El jefe es una película sobre el hedonismo y sus límites. Plantea choques generacionales similares a los del presente, aunque puede que los choques generacionales sean siempre los mismos: una rebeldía juvenil que busca tomar distancia de lo que platean las generaciones preexistentes. Eso se puede ver en la relación del personaje de Leonardo Favio con su padre, pero también en la manera en que los jóvenes de esta banda de delincuentes y estafadores se vinculan con el entorno, desde un lugar despreocupado hasta que la ley llama a la puerta luego de un crimen aberrante. Es interesante cómo Ayala y su coguionista David Viñas trabajan la información: en un comienzo vemos a la banda en la comisaría, hasta que llega el jefe y todo se tensa. No sabemos por qué los personajes están ahí y lo descubriremos luego de un largo flashback que culminará, de manera circular, en el mismo lugar. El movimiento, obviamente, trae cambios.

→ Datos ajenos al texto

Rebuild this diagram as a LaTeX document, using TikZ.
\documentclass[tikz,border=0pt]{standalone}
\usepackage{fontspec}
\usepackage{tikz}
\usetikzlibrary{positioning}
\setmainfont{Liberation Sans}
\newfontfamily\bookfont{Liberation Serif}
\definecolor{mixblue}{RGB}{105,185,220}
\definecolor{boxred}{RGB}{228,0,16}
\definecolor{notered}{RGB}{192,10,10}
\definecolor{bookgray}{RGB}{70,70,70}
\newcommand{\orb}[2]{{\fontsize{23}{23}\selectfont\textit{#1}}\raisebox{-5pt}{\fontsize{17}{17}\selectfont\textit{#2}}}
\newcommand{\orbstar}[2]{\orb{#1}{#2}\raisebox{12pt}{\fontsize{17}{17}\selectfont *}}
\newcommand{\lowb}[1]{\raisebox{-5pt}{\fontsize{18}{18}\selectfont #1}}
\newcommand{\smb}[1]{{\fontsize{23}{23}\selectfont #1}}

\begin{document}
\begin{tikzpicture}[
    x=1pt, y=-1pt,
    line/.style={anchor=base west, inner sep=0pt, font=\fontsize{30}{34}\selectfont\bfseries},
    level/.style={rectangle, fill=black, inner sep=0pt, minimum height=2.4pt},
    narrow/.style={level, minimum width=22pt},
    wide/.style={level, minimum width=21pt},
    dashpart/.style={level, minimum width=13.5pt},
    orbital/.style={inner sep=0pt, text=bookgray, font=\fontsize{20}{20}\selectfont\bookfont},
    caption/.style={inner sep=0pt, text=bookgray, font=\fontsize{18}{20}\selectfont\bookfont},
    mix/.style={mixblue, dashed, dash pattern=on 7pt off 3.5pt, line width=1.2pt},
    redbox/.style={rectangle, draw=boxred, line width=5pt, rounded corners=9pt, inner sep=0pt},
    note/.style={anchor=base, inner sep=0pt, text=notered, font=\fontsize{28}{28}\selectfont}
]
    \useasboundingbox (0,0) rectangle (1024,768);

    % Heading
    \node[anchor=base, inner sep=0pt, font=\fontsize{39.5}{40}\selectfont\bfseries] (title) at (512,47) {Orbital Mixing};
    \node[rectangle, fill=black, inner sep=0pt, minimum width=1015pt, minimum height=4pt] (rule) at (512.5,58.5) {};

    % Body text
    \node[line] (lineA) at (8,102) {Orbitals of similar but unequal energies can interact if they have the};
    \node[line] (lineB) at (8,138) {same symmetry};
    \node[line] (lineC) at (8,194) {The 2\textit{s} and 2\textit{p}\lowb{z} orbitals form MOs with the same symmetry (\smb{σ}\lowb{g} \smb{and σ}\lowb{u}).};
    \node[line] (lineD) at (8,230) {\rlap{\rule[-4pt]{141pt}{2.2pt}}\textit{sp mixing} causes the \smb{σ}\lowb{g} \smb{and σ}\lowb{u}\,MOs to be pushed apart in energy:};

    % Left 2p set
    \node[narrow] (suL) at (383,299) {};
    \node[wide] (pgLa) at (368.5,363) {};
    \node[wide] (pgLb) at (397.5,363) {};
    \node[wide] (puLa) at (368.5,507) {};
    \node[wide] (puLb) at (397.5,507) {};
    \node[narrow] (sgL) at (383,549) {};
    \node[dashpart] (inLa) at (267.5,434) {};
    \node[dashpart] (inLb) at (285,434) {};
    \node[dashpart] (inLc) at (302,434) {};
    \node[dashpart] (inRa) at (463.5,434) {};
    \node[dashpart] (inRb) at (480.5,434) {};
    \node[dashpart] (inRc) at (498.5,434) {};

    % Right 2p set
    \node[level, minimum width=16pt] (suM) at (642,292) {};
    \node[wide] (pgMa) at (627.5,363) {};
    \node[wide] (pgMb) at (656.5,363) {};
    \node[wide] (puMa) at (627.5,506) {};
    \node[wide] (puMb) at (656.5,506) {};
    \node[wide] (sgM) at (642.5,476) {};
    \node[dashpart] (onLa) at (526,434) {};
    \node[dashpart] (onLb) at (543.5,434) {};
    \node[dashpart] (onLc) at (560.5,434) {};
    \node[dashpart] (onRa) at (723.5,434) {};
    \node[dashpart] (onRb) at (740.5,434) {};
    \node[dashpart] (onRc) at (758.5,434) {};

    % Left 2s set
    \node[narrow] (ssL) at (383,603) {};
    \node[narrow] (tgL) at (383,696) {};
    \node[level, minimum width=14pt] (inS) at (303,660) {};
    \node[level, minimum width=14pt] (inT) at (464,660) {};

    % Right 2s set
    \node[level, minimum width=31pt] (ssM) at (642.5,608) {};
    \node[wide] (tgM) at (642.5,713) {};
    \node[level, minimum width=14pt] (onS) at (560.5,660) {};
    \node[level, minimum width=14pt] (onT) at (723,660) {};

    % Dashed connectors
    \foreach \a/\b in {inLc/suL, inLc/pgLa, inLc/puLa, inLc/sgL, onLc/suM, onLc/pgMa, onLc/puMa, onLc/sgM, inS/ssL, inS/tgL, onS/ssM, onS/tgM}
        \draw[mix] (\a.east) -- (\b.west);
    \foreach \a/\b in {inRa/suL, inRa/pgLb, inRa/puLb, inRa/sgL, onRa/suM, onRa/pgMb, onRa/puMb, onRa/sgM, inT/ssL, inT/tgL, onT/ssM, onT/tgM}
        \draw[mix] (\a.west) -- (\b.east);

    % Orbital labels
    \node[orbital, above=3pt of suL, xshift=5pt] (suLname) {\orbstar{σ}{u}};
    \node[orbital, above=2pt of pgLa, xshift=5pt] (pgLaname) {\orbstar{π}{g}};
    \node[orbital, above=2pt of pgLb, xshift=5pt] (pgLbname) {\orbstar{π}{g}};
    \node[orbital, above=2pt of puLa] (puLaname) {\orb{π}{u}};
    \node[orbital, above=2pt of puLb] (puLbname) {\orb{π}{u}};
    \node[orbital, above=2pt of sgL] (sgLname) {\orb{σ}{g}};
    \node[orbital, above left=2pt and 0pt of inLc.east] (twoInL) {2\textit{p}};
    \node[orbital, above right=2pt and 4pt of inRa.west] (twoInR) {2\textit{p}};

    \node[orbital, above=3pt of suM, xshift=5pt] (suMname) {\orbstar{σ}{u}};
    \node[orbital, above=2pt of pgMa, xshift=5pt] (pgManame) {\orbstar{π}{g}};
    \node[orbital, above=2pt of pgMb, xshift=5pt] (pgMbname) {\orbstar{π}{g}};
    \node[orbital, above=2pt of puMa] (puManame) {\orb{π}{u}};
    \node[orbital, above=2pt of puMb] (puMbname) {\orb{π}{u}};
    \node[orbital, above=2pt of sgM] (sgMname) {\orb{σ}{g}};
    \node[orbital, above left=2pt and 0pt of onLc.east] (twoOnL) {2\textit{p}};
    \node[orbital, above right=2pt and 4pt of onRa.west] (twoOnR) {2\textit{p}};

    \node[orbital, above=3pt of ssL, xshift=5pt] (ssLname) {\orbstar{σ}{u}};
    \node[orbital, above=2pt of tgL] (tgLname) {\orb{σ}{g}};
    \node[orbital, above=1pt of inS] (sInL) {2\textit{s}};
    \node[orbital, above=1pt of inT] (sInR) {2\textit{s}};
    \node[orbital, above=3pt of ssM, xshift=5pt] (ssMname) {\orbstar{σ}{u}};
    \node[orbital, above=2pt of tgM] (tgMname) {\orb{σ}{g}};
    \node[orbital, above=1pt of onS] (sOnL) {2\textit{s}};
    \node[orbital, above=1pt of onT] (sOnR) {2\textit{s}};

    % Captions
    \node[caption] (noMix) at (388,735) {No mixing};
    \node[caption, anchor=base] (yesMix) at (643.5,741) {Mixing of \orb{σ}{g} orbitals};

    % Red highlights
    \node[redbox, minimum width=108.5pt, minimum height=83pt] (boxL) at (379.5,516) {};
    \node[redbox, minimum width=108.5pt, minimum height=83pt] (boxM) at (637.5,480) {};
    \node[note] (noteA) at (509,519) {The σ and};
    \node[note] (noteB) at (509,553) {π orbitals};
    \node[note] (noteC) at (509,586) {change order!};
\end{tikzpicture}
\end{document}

Los logros de El jefe son muchos, empezando con la forma en que la cámara aprovecha la presencia de Alberto de Mendoza, toda una iconografía física que impone una presencia arrolladora con dejos tan arrabaleros como de estrella universal. Pero hay pasajes donde la puesta en escena se impone, como esas virtuosas transiciones entre personaje y personaje, con leitmotiv visuales que unifican tiempos y espacios por medio del montaje, luego de la primera gran estafa (la maravillosa secuencia del remate), y especialmente dos momentos fundamentales: el prólogo y el epílogo. En el prólogo, la cámara de Ayala adquiere tonos expresionistas para retratar a esa banda que se encuentra en la comisaría a la espera del jefe salvador, entre lucas y sombras: una imagen que parece haber sido vampirizada por Bryan Singer en Los sospechosos de siempre. En el epílogo, la relación de poder entre los personajes se revierte y permite una suerte de rebeldía de los sometidos. Con elegancia, Ayala realiza un traveling impecable en el que los soldados salen liberados y aliviados y la cámara se queda en una fuga donde el líder en caída libre va directo al calabozo. El jefe es una película popular y a vez sofisticada. Y es -en ese sentido- una película que abre múltiples diálogos, incluso entre generaciones y con un cine de autor contemporáneo, incapaz de conectar con el gran público de la manera en que lo sabía hacer el cine clásico.